- [WORK REQUIRED] Omit pictures and quote the listing below line by line, from its start through the line that holds "4, 3.8, 3.5]".
● ● ● ● ● ● ●
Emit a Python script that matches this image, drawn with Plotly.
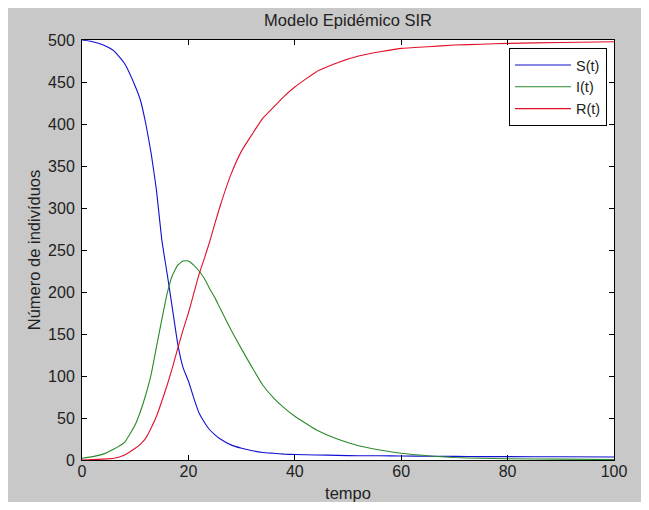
import plotly.graph_objects as go

# Time grid (tempo)
t = [0, 2, 4, 6, 8, 10, 11, 12, 13, 14, 15, 16, 17, 18, 19, 20, 21, 22, 23, 24, 25, 26,
     28, 30, 32, 34, 36, 38, 40, 44, 48, 52, 56, 60, 65, 70, 75, 80, 90, 100]

S = [500, 498, 494, 487, 472, 445, 428, 400, 365, 321, 262, 222, 180, 138, 110, 94, 74, 56, 45, 36, 30, 25,
     18, 14, 11, 9, 8, 7, 6.5, 6, 5.5, 5, 5, 4.8, 4.5, 4.3, 4, 4, 3.8, 3.5]

I = [2, 4, 7, 13, 21, 42, 58, 78, 102, 135, 167, 198, 220, 232, 237, 237, 232, 225, 216, 204, 193, 180,
     155, 132, 110, 89, 74, 62, 52, 36, 25, 17, 12, 8, 5, 3, 2, 1.5, 1, 0.5]

R = [0, 0.5, 1, 2, 6, 14, 19, 26, 38, 52, 70, 89, 110, 133, 155, 175, 198, 221, 240, 260, 282, 303,
     340, 368, 388, 407, 420, 433, 444, 462, 473, 481, 486, 490, 492, 494, 495, 496, 497, 498]

series_names = ["S(t)", "I(t)", "R(t)"]
series_colors = ["#1010d0", "#2a8a2a", "#e01028"]

W, H = 633, 494
L, Rm, T, B = 74, 27, 32, 42
pw, ph = W - L - Rm, H - T - B

fig = go.Figure()
for name, ys, col in zip(series_names, [S, I, R], series_colors):
    fig.add_trace(go.Scatter(x=t, y=ys, mode="lines", name=name,
                             line=dict(color=col, width=1.1, shape="spline", smoothing=0.4)))

font_family = "Liberation Sans, Arial, sans-serif"
txt = "#222222"
axis_common = dict(showline=True, linecolor="black", linewidth=1, mirror="ticks",
                   ticks="inside", ticklen=5, tickcolor="black", tickwidth=1,
                   showgrid=False, zeroline=False, automargin=False,
                   tickfont=dict(family=font_family, size=16, color=txt))

fig.update_layout(
    width=W, height=H,
    margin=dict(l=L, r=Rm, t=T, b=B, pad=0),
    paper_bgcolor="#c8c8c8",
    plot_bgcolor="white",
    title=dict(text="Modelo Epidémico SIR", x=(L + pw / 2) / W, xanchor="center",
               y=1 - 12 / H, yanchor="middle",
               font=dict(family=font_family, size=16.5, color=txt)),
    xaxis=dict(range=[0, 100], dtick=20, tick0=0, ticklabelstandoff=-3,
               title=dict(text="tempo", standoff=9,
                          font=dict(family=font_family, size=16.5, color=txt)),
               **axis_common),
    yaxis=dict(range=[0, 500], dtick=50, tick0=0, ticklabelstandoff=3,
               title=dict(text="Número de indivíduos", standoff=3,
                          font=dict(family=font_family, size=16.5, color=txt)),
               **axis_common),
    legend=dict(x=(599 - L) / pw, xanchor="right", y=(H - B - 40) / ph, yanchor="top",
                bgcolor="white", bordercolor="black", borderwidth=1,
                font=dict(family=font_family, size=14.5, color=txt),
                itemwidth=56, tracegroupgap=0),
    showlegend=True,
)

fig.write_html("out.html")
● ● ● ● ● ● ●
- [THE SOLUTION]
Emit a Python script that matches this image, drawn with Plotly.
import plotly.graph_objects as go

# Time grid (tempo)
t = [0, 2, 4, 6, 8, 10, 11, 12, 13, 14, 15, 16, 17, 18, 19, 20, 21, 22, 23, 24, 25, 26,
     28, 30, 32, 34, 36, 38, 40, 44, 48, 52, 56, 60, 65, 70, 75, 80, 90, 100]

S = [500, 498, 494, 487, 472, 445, 428, 400, 365, 321, 262, 222, 180, 138, 110, 94, 74, 56, 45, 36, 30, 25,
     18, 14, 11, 9, 8, 7, 6.5, 6, 5.5, 5, 5, 4.8, 4.5, 4.3, 4, 4, 3.8, 3.5]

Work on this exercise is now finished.